HD Tune's access time graphs confirmed that both drives were spinning
at 7200 RPM, so the difference in performance was due to differing
platter densities. In fact the new drive appears to have two 320GB
platters and 4 active heads, whereas the older drive appears to have
two 500GB platters.

http://community.wdc.com/t5/image/s...FC60A7AAD8/image-size/original?v=mpbl-1&px=-1
http://community.wdc.com/t5/image/s...C22A55CA42/image-size/original?v=mpbl-1&px=-1

Furthermore, the new drive appears to have about 20 steps in the
performance curve, corresponding to a full complement of zones.
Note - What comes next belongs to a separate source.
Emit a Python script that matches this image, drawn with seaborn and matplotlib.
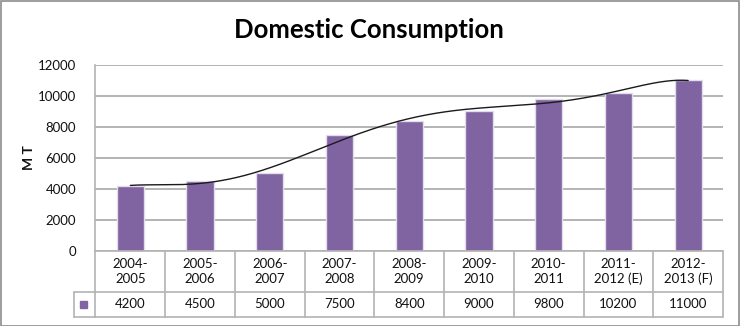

The
old drive, OTOH, has fewer zones, possibly 11 or 12, suggesting that
it has been shortstroked.

- Franc Zabkar
 
A

Arno

Franc Zabkar said:
A WD user recently reported that two Western Digital WD6402AAEX-00Z3A0
Caviar Black drives benchmarked with vastly different transfer rates.
In fact the newer drive tested at 106MB/s vs 133MB/s for the older
drive.

HD Tune's access time graphs confirmed that both drives were spinning
at 7200 RPM, so the difference in performance was due to differing
platter densities. In fact the new drive appears to have two 320GB
platters and 4 active heads, whereas the older drive appears to have
two 500GB platters.

Furthermore, the new drive appears to have about 20 steps in the
performance curve, corresponding to a full complement of zones. The
old drive, OTOH, has fewer zones, possibly 11 or 12, suggesting that
it has been shortstroked.

Simple, they did a smaller initial production run for the reviewers
and to establish the prodict as high-performance, and then swithced
to a more economic design.

Basically this is fraud and should be something they cannot
do without being criminal and liable. In practice, "product
improvements without notice" are something the customer has
to find out by him/her self.

I once had a run of 25 Intel GbE network cards, exact same
model with consecutive serial numbers but two different chips.
One did run flawlessly under Linux just as the test-card I had
bought, the other 21 crashed after 20 minutes. I had to throw
them away and never have bought Intel networking equipment again.